Sibylle Mertens-Schaaffhausen as she is called after her marriage to Louis Mertens, successor to her father in the bank, gives lavish parties attended by everyone of standing and reputation. In her "jewel and darling" the term of endearment she uses to describe the estate she receives above all her bosom friend, the Westphalian poetess Annette von Droste-Huelshoff known for her novella "Die Judenbuche". This profound, even unsettling story, reveals something of the writer's gift of second sight - a gift she has in common with the "Rhine Countess" who is also able to foresee future events.

Heinrich Heine who was a student in Bonn at that time later made fun of Sibylle in his "Memoiren" when he alludes to her predilection for the Carneval and the Rhine dialect: "Cologne is the Tuscany of a classically bad German pronunciation and Koebes, that is Jacob, conspires with Marizzebill, that is Maria Sibylle, in a dialect sounding like and almost smelling of rotten eggs". The news had presumably travelled from Weimar to Plittersdorf namely via Sibylle's friend Ottilie von Goethe that the pert student with the green satchel had made a fool of her father-in-law Johann Wolfgang. Hence, the doors to the house of "Marizibill", the name she had given herself in the Carneval newspaper of 1823 are closed to Heine. Arthur Schopenhauer, "This world negator on account of his positive attitude to life" (Egon Friedell characterised him thus in his "History of Modern Civilization") even went as far as bringing an action against her over a gift made by Sibylle to his sister Adele. Adele Schopenhauer and her mother Joanna Schopenhauer both writers were, along with Annette von Droste-Huelshoff, regular guests in the "Auerhof" and in the "Zehnthhof" in Unkel on the other side of the Rhine which also belonged to the Mertens.

They were finally joined by kindred souls in the persons of Anne Jameson from England and Wilhelm Wach's sister Henriette Paalzow thus closing this circle of spiritual kinship.The period of Metternich now also draws to a close. When Adele Schopenhauer dies in 1849 and Sibylle loses her inheritance to her stepbrothers and sisters there is nobody here to keep her anymore and she leaves for Rome where she died on October, 22 1857. It is here that she also lies buried; her grave is located in the so-called Cemetery of the Germans.

Germany now prepares for unity under Prussia and the Suermondt family from Aachen takes over the estate only to sell it later to the businessman Andreas Solf.
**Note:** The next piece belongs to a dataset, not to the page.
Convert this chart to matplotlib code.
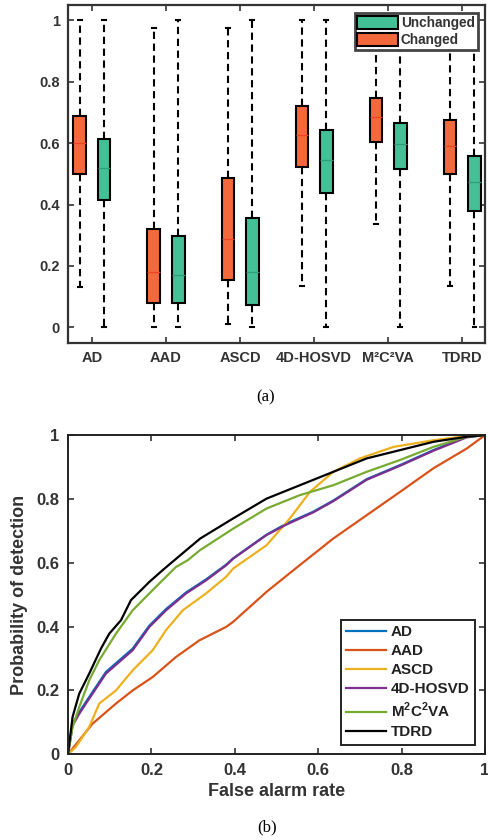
import numpy as np
import matplotlib.pyplot as plt

plt.rcParams['font.family'] = ['Liberation Sans', 'DejaVu Sans']
plt.rcParams['mathtext.fontset'] = 'custom'
plt.rcParams['mathtext.rm'] = 'Liberation Sans:bold'
plt.rcParams['mathtext.bf'] = 'Liberation Sans:bold'

# ---- (a) box plot data ----
methods = ['AD', 'AAD', 'ASCD', '4D-HOSVD', 'M²C²VA', 'TDRD']
ch_lo = [0.13, 0.00, 0.01, 0.135, 0.337, 0.136]
ch_q1 = [0.50, 0.079, 0.155, 0.522, 0.605, 0.501]
ch_med = [0.60, 0.179, 0.288, 0.628, 0.686, 0.591]
ch_q3 = [0.69, 0.32, 0.486, 0.722, 0.746, 0.674]
ch_hi = [1.00, 0.975, 0.975, 1.00, 1.00, 1.00]

un_lo = [0.00, 0.00, 0.00, 0.00, 0.00, 0.00]
un_q1 = [0.416, 0.079, 0.072, 0.437, 0.516, 0.378]
un_med = [0.519, 0.172, 0.18, 0.544, 0.597, 0.472]
un_q3 = [0.613, 0.297, 0.357, 0.643, 0.667, 0.557]
un_hi = [1.00, 1.00, 1.00, 1.00, 1.00, 1.00]

# ---- (b) ROC curves ----
ad_x = [0, 0.011, 0.027, 0.043, 0.091, 0.155, 0.195, 0.235, 0.283, 0.331, 0.379, 0.396, 0.476, 0.524, 0.588, 0.636, 0.716, 0.796, 0.876, 0.956, 1]
ad_y = [0, 0.095, 0.132, 0.164, 0.258, 0.331, 0.403, 0.455, 0.507, 0.548, 0.594, 0.614, 0.688, 0.723, 0.76, 0.795, 0.862, 0.906, 0.953, 0.995, 1]
aad_x = [0, 0.027, 0.059, 0.115, 0.155, 0.203, 0.259, 0.315, 0.379, 0.396, 0.476, 0.556, 0.636, 0.716, 0.796, 0.876, 0.956, 1]
aad_y = [0, 0.044, 0.096, 0.159, 0.2, 0.242, 0.305, 0.357, 0.399, 0.415, 0.509, 0.593, 0.676, 0.749, 0.822, 0.896, 0.958, 1]
ascd_x = [0, 0.019, 0.051, 0.075, 0.115, 0.155, 0.203, 0.235, 0.275, 0.331, 0.379, 0.396, 0.476, 0.532, 0.58, 0.636, 0.7, 0.78, 0.876, 0.956, 1]
ascd_y = [0, 0.023, 0.086, 0.159, 0.2, 0.263, 0.326, 0.389, 0.451, 0.504, 0.556, 0.582, 0.655, 0.739, 0.822, 0.885, 0.927, 0.963, 0.984, 0.997, 1]
hosvd_x = [0, 0.011, 0.027, 0.043, 0.091, 0.155, 0.195, 0.235, 0.283, 0.331, 0.379, 0.396, 0.476, 0.524, 0.588, 0.636, 0.716, 0.796, 0.876, 0.956, 1]
hosvd_y = [0, 0.09, 0.127, 0.159, 0.253, 0.326, 0.399, 0.451, 0.504, 0.545, 0.592, 0.613, 0.687, 0.72, 0.758, 0.793, 0.86, 0.904, 0.951, 0.993, 1]
m2_x = [0, 0.011, 0.027, 0.051, 0.075, 0.115, 0.155, 0.211, 0.259, 0.287, 0.317, 0.396, 0.476, 0.556, 0.636, 0.716, 0.796, 0.876, 0.956, 1]
m2_y = [0, 0.086, 0.148, 0.232, 0.295, 0.378, 0.451, 0.525, 0.587, 0.608, 0.64, 0.707, 0.77, 0.812, 0.843, 0.885, 0.922, 0.963, 0.995, 1]
tdrd_x = [0, 0.011, 0.027, 0.051, 0.079, 0.099, 0.127, 0.151, 0.195, 0.227, 0.255, 0.317, 0.396, 0.476, 0.556, 0.636, 0.716, 0.796, 0.876, 0.956, 1]
tdrd_y = [0, 0.117, 0.19, 0.253, 0.331, 0.378, 0.42, 0.483, 0.54, 0.577, 0.608, 0.676, 0.739, 0.801, 0.843, 0.885, 0.927, 0.953, 0.979, 0.995, 1]

txt = '#333333'
fig = plt.figure(figsize=(4.89, 8.4), dpi=100)

# ================= (a) =================
ax1 = fig.add_axes([0.139, 0.592, 0.853, 0.402])
pos = np.arange(1, len(methods) + 1)
off = 0.165


def stats(lo, q1, med, q3, hi):
    return [dict(whislo=lo[i], q1=q1[i], med=med[i], q3=q3[i], whishi=hi[i], fliers=[])
            for i in range(len(lo))]


common = dict(widths=0.17, patch_artist=True, showfliers=False, capwidths=0.05,
              whiskerprops=dict(color='black', linestyle=(0, (3.5, 2.2)), linewidth=1.5),
              capprops=dict(color='black', linewidth=1.5))
b1 = ax1.bxp(stats(ch_lo, ch_q1, ch_med, ch_q3, ch_hi), positions=pos - off,
             boxprops=dict(facecolor='#F4693B', edgecolor='black', linewidth=1.5),
             medianprops=dict(color='#E8452A', linewidth=0.9), **common)
b2 = ax1.bxp(stats(un_lo, un_q1, un_med, un_q3, un_hi), positions=pos + off,
             boxprops=dict(facecolor='#44C097', edgecolor='black', linewidth=1.5),
             medianprops=dict(color='#2E9E78', linewidth=0.9), **common)

ax1.set_xlim(0.676, 6.31)
ax1.set_ylim(-0.05, 1.05)
ax1.set_xticks(pos)
ax1.set_xticklabels(methods, fontsize=10.5, fontweight='bold', color=txt)
ax1.set_yticks([0, 0.2, 0.4, 0.6, 0.8, 1])
ax1.set_yticklabels(['0', '0.2', '0.4', '0.6', '0.8', '1'], fontsize=10.5, fontweight='bold', color=txt)
ax1.tick_params(direction='in', top=True, right=True, length=4, width=1.2, color=txt, pad=6)
for s in ax1.spines.values():
    s.set_linewidth(1.6)
    s.set_color(txt)
leg1 = ax1.legend([b2['boxes'][0], b1['boxes'][0]], ['Unchanged', 'Changed'],
                  loc='upper right', bbox_to_anchor=(0.982, 0.977),
                  prop=dict(weight='bold', size=9.8), fancybox=False, framealpha=1,
                  handlelength=3.0, handleheight=1.15, handletextpad=0.2,
                  borderpad=0.2, labelspacing=0.2, borderaxespad=0)
leg1.get_frame().set_edgecolor('#444444')
leg1.get_frame().set_linewidth(2.0)
for t in leg1.get_texts():
    t.set_color(txt)
fig.text(0.544, 0.527, '(a)', ha='center', va='center', fontsize=12, family='Liberation Serif')

# ================= (b) =================
ax2 = fig.add_axes([0.139, 0.102, 0.853, 0.380])
ax2.plot(ad_x, ad_y, color='#0072BD', lw=1.6, label='AD')
ax2.plot(aad_x, aad_y, color='#D95319', lw=1.6, label='AAD')
ax2.plot(ascd_x, ascd_y, color='#EDB120', lw=1.6, label='ASCD')
ax2.plot(hosvd_x, hosvd_y, color='#7E2F8E', lw=1.6, label='4D-HOSVD')
ax2.plot(m2_x, m2_y, color='#77AC30', lw=1.6, label='M$^2$C$^2$VA')
ax2.plot(tdrd_x, tdrd_y, color='black', lw=1.6, label='TDRD')
ax2.set_xlim(0, 1)
ax2.set_ylim(0, 1)
ticks = [0, 0.2, 0.4, 0.6, 0.8, 1]
ticklab = ['0', '0.2', '0.4', '0.6', '0.8', '1']
ax2.set_xticks(ticks)
ax2.set_xticklabels(ticklab, fontsize=12, fontweight='bold', color=txt)
ax2.set_yticks(ticks)
ax2.set_yticklabels(ticklab, fontsize=12, fontweight='bold', color=txt)
ax2.tick_params(direction='in', top=True, right=True, length=4, width=1.2, color=txt, pad=6)
for s in ax2.spines.values():
    s.set_linewidth(1.4)
    s.set_color('#222222')
ax2.set_xlabel('False alarm rate', fontsize=13, fontweight='bold', color=txt, labelpad=4)
ax2.set_ylabel('Probability of detection', fontsize=13, fontweight='bold', color=txt, labelpad=6)
leg2 = ax2.legend(loc='lower right', bbox_to_anchor=(0.975, 0.03), prop=dict(weight='bold', size=11),
                  fancybox=False, framealpha=1, handlelength=2.6, handletextpad=0.3,
                  borderpad=0.35, labelspacing=0.33, borderaxespad=0)
leg2.get_frame().set_edgecolor('#222222')
leg2.get_frame().set_linewidth(1.4)
for t in leg2.get_texts():
    t.set_color('#222222')
fig.text(0.546, 0.015, '(b)', ha='center', va='center', fontsize=12, family='Liberation Serif')

fig.savefig('out.png', dpi=100)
In 1882 it passes into the hands of Adolf von Carstanjen whose name the estate has borne ever since and which, step by step, loses its function as an agricultural concern.
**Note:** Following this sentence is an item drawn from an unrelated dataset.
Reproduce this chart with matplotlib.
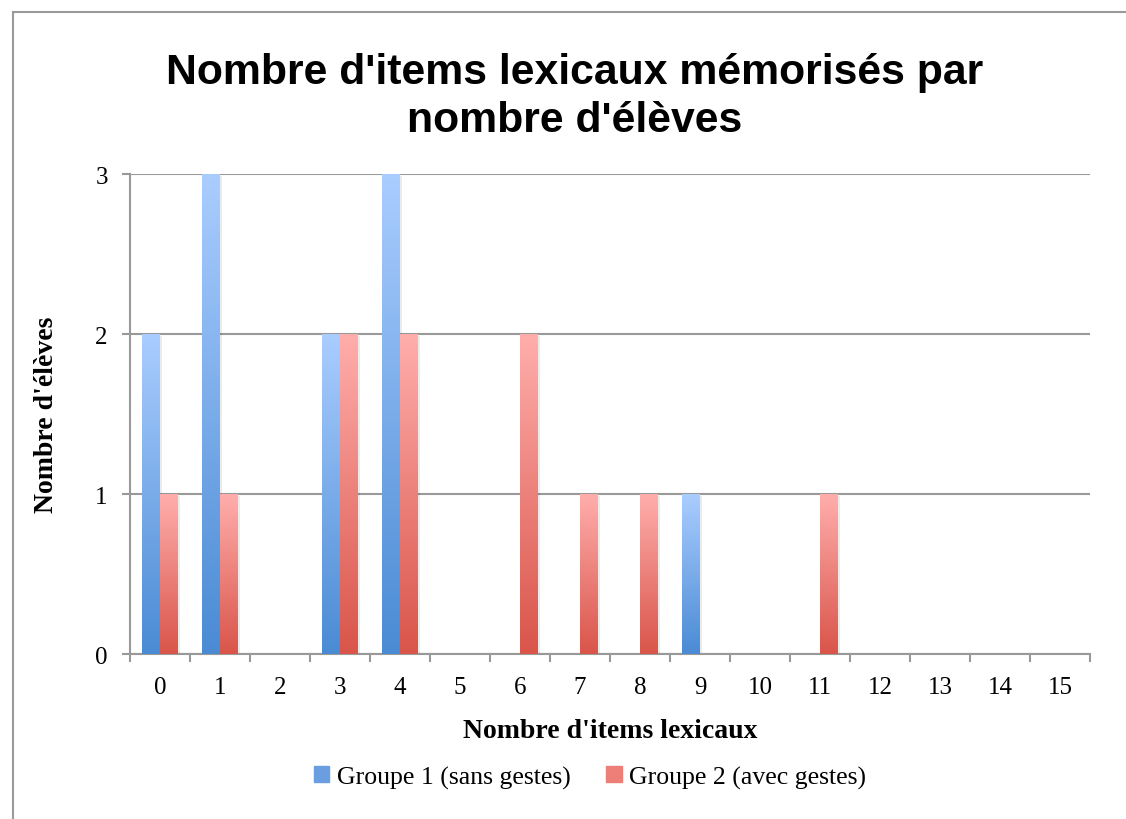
import matplotlib.pyplot as plt
import numpy as np
from matplotlib.colors import LinearSegmentedColormap
from matplotlib.patches import Rectangle

# valeurs
items = list(range(16))
groupe1 = [2, 3, 0, 2, 3, 0, 0, 0, 0, 1, 0, 0, 0, 0, 0, 0]
groupe2 = [1, 1, 0, 2, 2, 0, 2, 1, 1, 0, 0, 1, 0, 0, 0, 0]
labels = ["Groupe 1 (sans gestes)", "Groupe 2 (avec gestes)"]

blue_cmap = LinearSegmentedColormap.from_list("b", ["#4a8bd4", "#aacdff"])
red_cmap = LinearSegmentedColormap.from_list("r", ["#d9554a", "#ffaeac"])

serif = "Liberation Serif"

fig = plt.figure(figsize=(11.26, 8.2), dpi=100)
fig.patches.append(Rectangle((13 / 1126, -0.1), 1.2, 1 - 13 / 820 + 0.1,
                             transform=fig.transFigure, fill=False,
                             edgecolor="#999999", lw=1.5))
ax = fig.add_axes([130 / 1126, 1 - 655 / 820, 960 / 1126, 480 / 820])

x = np.arange(len(items))
w = 0.3
b1 = ax.bar(x - w / 2, groupe1, w, color="none", label=labels[0])
b2 = ax.bar(x + w / 2, groupe2, w, color="none", label=labels[1])

grad = np.linspace(0, 1, 256).reshape(-1, 1)
for bars, cmap in [(b1, blue_cmap), (b2, red_cmap)]:
    for p in bars:
        h = p.get_height()
        if h == 0:
            continue
        x0 = p.get_x()
        # petite ombre
        ax.add_patch(Rectangle((x0 + 0.03, 0), p.get_width(), h - 0.01,
                               color="#000000", alpha=0.08, lw=0, zorder=2))
        ax.imshow(grad, extent=(x0, x0 + p.get_width(), 0, h), origin="lower",
                  cmap=cmap, aspect="auto", zorder=3, interpolation="bicubic")

ax.set_xlim(-0.5, 15.5)
ax.set_ylim(0, 3)
ax.set_yticks([0, 1, 2, 3])
ax.set_xticks(x)
ax.set_xticklabels([str(i) for i in items])
ax.set_xticks(np.arange(-0.5, 16, 1), minor=True)
ax.tick_params(axis="x", which="major", length=0, pad=16)
ax.tick_params(axis="x", which="minor", length=6, color="#999999", width=1.5)
ax.tick_params(axis="y", length=6, color="#999999", width=1.5, pad=10)
for lab in ax.get_xticklabels() + ax.get_yticklabels():
    lab.set_fontfamily(serif)
    lab.set_fontsize(18)
ax.grid(axis="y", color="#999999", lw=1.5)
ax.set_axisbelow(True)
for s in ["top", "right"]:
    ax.spines[s].set_visible(False)
for s in ["left", "bottom"]:
    ax.spines[s].set_color("#999999")
    ax.spines[s].set_linewidth(1.5)

ax.set_xlabel("Nombre d'items lexicaux", fontfamily=serif, fontweight="bold",
              fontsize=20, labelpad=14)
ax.set_ylabel("Nombre d'élèves", fontfamily=serif, fontweight="bold",
              fontsize=20, labelpad=26)

fig.text(575 / 1126, 1 - 97 / 820, "Nombre d'items lexicaux mémorisés par\nnombre d'élèves",
         fontfamily="Liberation Sans", fontweight="bold", fontsize=30.8,
         ha="center", va="center", linespacing=1.25)

handles = [Rectangle((0, 0), 1, 1, color="#6a9ee0"),
           Rectangle((0, 0), 1, 1, color="#ee7f78")]
fig.legend(handles, labels, loc="center", bbox_to_anchor=(590 / 1126, 1 - 778 / 820),
           ncol=2, frameon=False, handlelength=0.6, handleheight=0.6,
           handletextpad=0.3, columnspacing=1.4,
           prop={"family": serif, "size": 18.5})

fig.savefig("out.png", dpi=100)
view Carstanjen Castle in 1935

Under Carstanjen the house is used in the end for purely representative purposes: in keeping with the architectural style which the House of Hohenzollern preferred, the estate is transformed into the aforementioned Gothic castle by the architects Hartel and Neckelmann and then as from 1895 by the architect Josef Kleefisch. Robert, Carstanjen's son can, with his wife, still maintain this splendid building but after his death his widow is forced to hand the property over to the bureaucracy in 1941. The "Third Reich" turns the property into a military academy where preparations are made for "Endsieg" or the "Stunde Null".
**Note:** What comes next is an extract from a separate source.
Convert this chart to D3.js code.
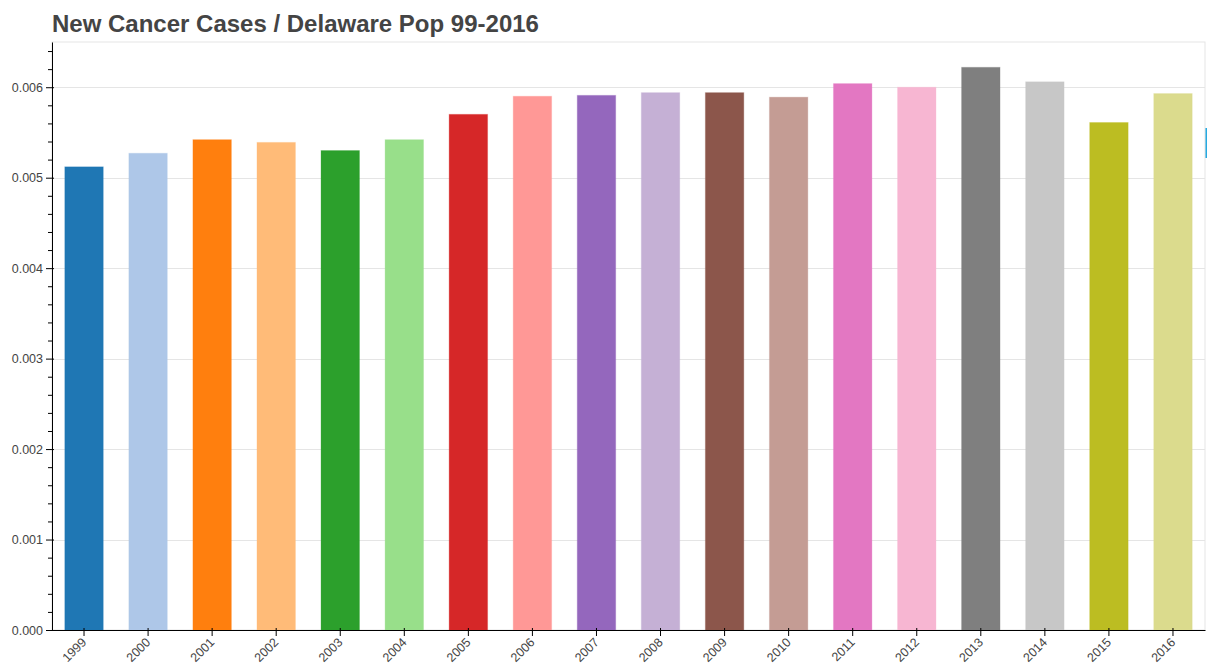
<!DOCTYPE html>
<html>
<head>
<meta charset="utf-8">
<script src="https://cdn.jsdelivr.net/npm/d3@7"></script>
<style>
  body { margin: 0; background: #fff; }
  svg { display: block; }
</style>
</head>
<body>
<div class="chart"></div>
<script>
const years = ['1999','2000','2001','2002','2003','2004','2005','2006','2007','2008',
               '2009','2010','2011','2012','2013','2014','2015','2016']
const rates = [0.00512, 0.00527, 0.00542, 0.00539, 0.00530, 0.00542, 0.00570, 0.00590, 0.00591, 0.00594,
               0.00594, 0.00589, 0.00604, 0.00600, 0.00622, 0.00606, 0.00561, 0.00593]
const colors = ['#1f77b4','#aec7e8','#ff7f0e','#ffbb78','#2ca02c','#98df8a','#d62728','#ff9896','#9467bd',
                '#c5b0d5','#8c564b','#c49c94','#e377c2','#f7b6d2','#7f7f7f','#c7c7c7','#bcbd22','#dbdb8d']
const yTicks = [0, 0.001, 0.002, 0.003, 0.004, 0.005, 0.006]
const title = 'New Cancer Cases / Delaware Pop 99-2016'

const data = years.map((y, i) => ({year: y, rate: rates[i], color: colors[i]}))

const margin = ({top: 42, right: 2, bottom: 35, left: 52})
const width = 1207 - margin.left - margin.right
const height = 665 - margin.top - margin.bottom

const root = d3.select('.chart').append('svg')
    .attr('width', 1207)
    .attr('height', 665)

root.append('text')
    .attr('x', 52)
    .attr('y', 32)
    .attr('font-family', 'Liberation Sans, Arial, sans-serif')
    .attr('font-size', 24)
    .attr('font-weight', 'bold')
    .attr('fill', '#444')
    .text(title)

// toolbar edge on the right
root.append('rect')
    .attr('x', 1205).attr('y', 128)
    .attr('width', 2).attr('height', 30)
    .attr('fill', '#26aae1')

const svg = root.append('g')
    .attr('transform', `translate(${margin.left},${margin.top})`)

// SCALES
const xScale = d3.scaleBand()
    .domain(years)
    .range([0, width])
    .padding(0)

const yScale = d3.scaleLinear()
    .domain([0, 0.0065])
    .range([height, 0])

// outline + grid
svg.append('rect')
    .attr('width', width).attr('height', height)
    .attr('fill', 'none')
    .attr('stroke', '#e5e5e5')

svg.append('g')
    .selectAll('line')
    .data(yTicks.slice(1))
    .join('line')
    .attr('x1', 0).attr('x2', width)
    .attr('y1', d => Math.round(yScale(d)) + 0.5)
    .attr('y2', d => Math.round(yScale(d)) + 0.5)
    .attr('stroke', '#e5e5e5')

// BARS
const bw = xScale.bandwidth() * 0.6
svg.append('g')
    .selectAll('rect')
    .data(data)
    .join('rect')
    .attr('x', d => xScale(d.year) + (xScale.bandwidth() - bw) / 2)
    .attr('y', d => yScale(d.rate))
    .attr('width', bw)
    .attr('height', d => height - yScale(d.rate))
    .attr('fill', d => d.color)
    .attr('stroke', d => d.color)
    .attr('stroke-opacity', 0.3)

// AXES
const minor = d3.range(0, 0.00651, 0.0002).filter(v => Math.abs(v * 1000 - Math.round(v * 1000)) > 1e-6)

svg.append('g')
    .call(d3.axisLeft(yScale).tickValues(minor).tickSize(4).tickFormat('').tickSizeOuter(0))
    .call(g => g.select('.domain').remove())

const yAx = svg.append('g')
    .call(d3.axisLeft(yScale).tickValues(yTicks).tickFormat(d3.format('.3f')).tickSize(6).tickSizeOuter(0))
yAx.selectAll('.tick line').attr('x1', 2)
yAx.selectAll('text')
    .attr('font-family', 'Liberation Sans, Arial, sans-serif')
    .attr('font-size', 12.5)
    .attr('fill', '#444')

const xAx = svg.append('g')
    .attr('transform', `translate(0,${height})`)
    .call(d3.axisBottom(xScale).tickSize(6).tickSizeOuter(0))
xAx.selectAll('.tick line').attr('y1', -2)
xAx.selectAll('text')
    .attr('font-family', 'Liberation Sans, Arial, sans-serif')
    .attr('font-size', 12.5)
    .attr('fill', '#444')
    .attr('text-anchor', 'end')
    .attr('x', 0).attr('y', 0).attr('dy', '0.35em')
    .attr('transform', 'translate(0,10) rotate(-45)')
</script>
</body>
</html>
Under the supreme command of Dwight D. Eisenhower, who eight years later was to become the thirty-fourth president of the United States of America, the allied forces confiscated the estate after taking over Bonn. The reconstruction of Germany was organised from here - both intellectually and materially. While the senior commissioners reside in the Petersberg opposite in what was also formerly the property of the "Rhine Countess" in the hotel set up by the Muehlens family and in which they invested the money which they earned from the sale of Eau de Cologne 4711, John McCloy moves into the >>Carstanjen Castle<<. From here he implements the Marshall Plan and sets up the American embassy in the neighbouring Deichmanns mead in Mehlem along with the United States Information Service which coordinated the re-education programme in the America Houses. The fact that the West German "jeunesse dorée" in the so-called '68 movement could think of nothing better to do than to project the unpleasant side of themselves on to the "Ugly American", must finally be acknowledged here after all this time. Or can it be that Thomas Woodrow Wilson's League of Nations, today's United Nations, requires no further consideration?

But let us not talk about events before we get to them. Once the Marshall Plan was completed the German Treasury Department took up residence on November, 20 1957 in the building now being vacated by the Americans. Ten years later an extension was built increasing the size of the building considerably. Professor Sepp Ruf, who drew the plans for the German Chancellor's bungalow, had the remaining stables and barns pulled down at the end of 1967 and beginning of 1968 along with the greenhouse where Sibylle Mertens-Schaaffhausen had grown rare plants which most likely also included the Indian Bean Tree planted out in the park by her friend Annette von Droste-Huelshoff where it took root and still blossoms annually. This meant that there was space for an administrative building in three parts including a canteen which could house the entire Ministry staff which until then had been scattered all over Bonn.

Another decade passed and Vernon Walters moved into the American embassy. This was the man who along with Eisenhower in 1944, "fought his way up from the Bay of Salerno to Berlin," the journalist wrote in an article to welcome him in "Die Welt" at that time.

And what did Walters do? In the end all he did was to ask the officials in Bonn what they thought about reunification. And in order to make sure he was not misunderstood he climbed into the railway car reserved especially for him at Mehlem railway station in order to travel to the heads of state, the "Ministerpraesidenten", of, at that time, only twelve Federal German states to ask them this very question.

Yet all the ministers he asked, smiled uncomprehendingly - with the exception of Dr. Helmut Kohl MdB, the German Chancellor. He understood. And this is why, on July, 1 Dr. Brenda Gael McSweeney can leave Geneva and take her seat on the same chair in her study in >>Carstanjen Castle<< upon which the unforgotten John McCloy sat as he waited to help the many people who turned to him for assistance.